> _TASK TO COMPLETE_:
Line by line, repeat the data below exactly, beginning at the first line and ending at the line with "ax.axhspan(i - 0.5, i". Omit pictures.

-- START --

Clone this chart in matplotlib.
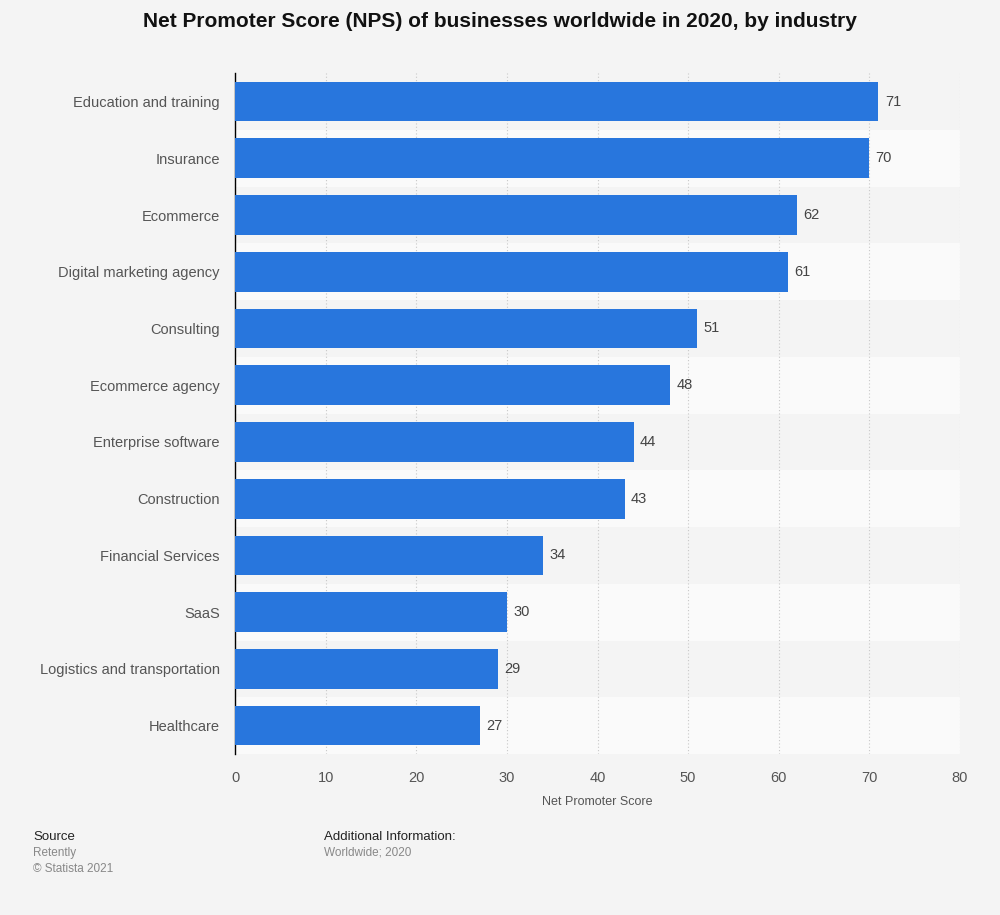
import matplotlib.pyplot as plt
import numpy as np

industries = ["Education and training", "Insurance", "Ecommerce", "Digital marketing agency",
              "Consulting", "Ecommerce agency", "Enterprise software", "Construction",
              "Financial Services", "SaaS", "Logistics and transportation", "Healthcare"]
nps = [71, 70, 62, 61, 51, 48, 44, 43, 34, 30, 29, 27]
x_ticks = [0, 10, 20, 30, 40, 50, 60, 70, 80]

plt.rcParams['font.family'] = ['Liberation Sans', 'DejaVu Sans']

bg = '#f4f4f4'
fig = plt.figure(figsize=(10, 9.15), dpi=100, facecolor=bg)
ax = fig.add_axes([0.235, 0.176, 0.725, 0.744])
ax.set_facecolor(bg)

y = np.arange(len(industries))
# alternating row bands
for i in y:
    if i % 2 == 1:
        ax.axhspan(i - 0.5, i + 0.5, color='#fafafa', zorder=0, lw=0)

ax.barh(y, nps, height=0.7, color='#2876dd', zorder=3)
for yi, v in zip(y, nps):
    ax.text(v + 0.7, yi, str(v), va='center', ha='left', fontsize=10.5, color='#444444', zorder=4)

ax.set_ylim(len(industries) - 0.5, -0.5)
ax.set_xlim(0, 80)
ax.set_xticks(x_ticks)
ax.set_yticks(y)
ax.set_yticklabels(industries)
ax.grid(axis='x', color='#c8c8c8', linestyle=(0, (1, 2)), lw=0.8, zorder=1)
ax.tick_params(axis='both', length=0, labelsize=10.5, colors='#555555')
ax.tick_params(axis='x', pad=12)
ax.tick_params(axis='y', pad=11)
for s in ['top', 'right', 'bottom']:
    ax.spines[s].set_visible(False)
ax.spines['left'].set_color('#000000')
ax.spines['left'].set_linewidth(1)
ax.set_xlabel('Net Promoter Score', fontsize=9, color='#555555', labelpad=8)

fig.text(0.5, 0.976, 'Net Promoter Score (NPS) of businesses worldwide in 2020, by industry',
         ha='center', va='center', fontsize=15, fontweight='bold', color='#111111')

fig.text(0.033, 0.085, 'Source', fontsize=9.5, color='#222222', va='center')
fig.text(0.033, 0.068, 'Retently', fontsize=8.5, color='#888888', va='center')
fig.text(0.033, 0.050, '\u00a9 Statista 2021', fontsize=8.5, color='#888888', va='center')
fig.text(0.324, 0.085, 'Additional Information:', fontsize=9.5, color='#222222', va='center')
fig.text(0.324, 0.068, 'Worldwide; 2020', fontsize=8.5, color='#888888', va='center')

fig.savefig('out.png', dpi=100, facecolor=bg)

-- END --

> _OUTPUT OF THE TASK_:
Clone this chart in matplotlib.
import matplotlib.pyplot as plt
import numpy as np

industries = ["Education and training", "Insurance", "Ecommerce", "Digital marketing agency",
              "Consulting", "Ecommerce agency", "Enterprise software", "Construction",
              "Financial Services", "SaaS", "Logistics and transportation", "Healthcare"]
nps = [71, 70, 62, 61, 51, 48, 44, 43, 34, 30, 29, 27]
x_ticks = [0, 10, 20, 30, 40, 50, 60, 70, 80]

plt.rcParams['font.family'] = ['Liberation Sans', 'DejaVu Sans']

bg = '#f4f4f4'
fig = plt.figure(figsize=(10, 9.15), dpi=100, facecolor=bg)
ax = fig.add_axes([0.235, 0.176, 0.725, 0.744])
ax.set_facecolor(bg)

y = np.arange(len(industries))
# alternating row bands
for i in y:
    if i % 2 == 1:
        ax.axhspan(i - 0.5, i + 0.5, color='#fafafa', zorder=0, lw=0)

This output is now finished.